UK CGT changes for non-UK residents on residential property
In 2014, the UK Government published a consultation document on extending CGT to non-UK residents from 6 April 2015. The recent UK Finance Bill (No 2) 2015 legislates for this change.
Non-UK residents selling UK residential property will be subject to CGT from 6 April 2015 but only to capital gains arising from that date. In effect, the base cost of properties will be “rebased” for CGT purposes to their market value at 6 April 2015 so that UK CGT will only apply to the gain realised over this “rebased” value in the event of a future disposal.
The rate of CGT will be either 18% or 28% for individuals, depending on the level of their total UK income and capital gains. The capital gains annual exempt amount (£11,100 for 2015/16) will also be available to individuals.

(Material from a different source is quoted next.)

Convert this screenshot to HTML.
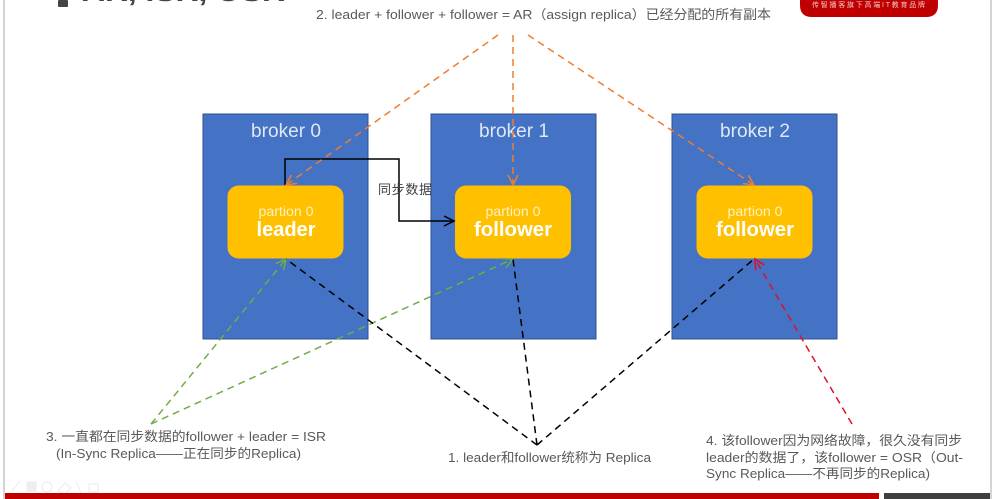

The rate of tax applying to non UK resident companies will be 20%, mirroring that for UK resident companies. However, if you are a company within the charge to the Annual Tax on Enveloped Dwellings (ATED) which applies to UK residential properties valued at over £500,000 (from April 2016), the rate will be 28% on some or all of the gain. This is a complex area and specific tax advice should be obtained to clarify the interaction of the ATED and CGT provisions.
The new CGT will apply to a property used or suitable for use as a dwelling i.e. a place that currently is, or has the potential to be, used as a residence. The consultation document confirmed that Principal Private Residence (‘PPR’) relief could be available to certain non-UK resident individuals. However, this relief would have limited application given that a non-UK resident individual’s main residence is typically located outside of the UK.
Any non-UK resident individual or company who makes a disposal of UK residential property after 6 April 2015 will need to submit a tax return, known as a “NRCGT” return to HMRC within 30 days of the completion date.
Unless you are required to file a UK personal tax return, corporation tax return or an ATED return for the property concerned, you will also need to calculated and pay the tax due within 30 days. Otherwise, the payment of tax due on the disposal will be made by the normal due dates for the UK tax year in question. For individuals, this is the 31 January following the UK personal tax year and for companies 9 months after their financial year end.
In conclusion, if you are a non-UK resident that owns a UK residential property you should obtain a property valuation at April 2015.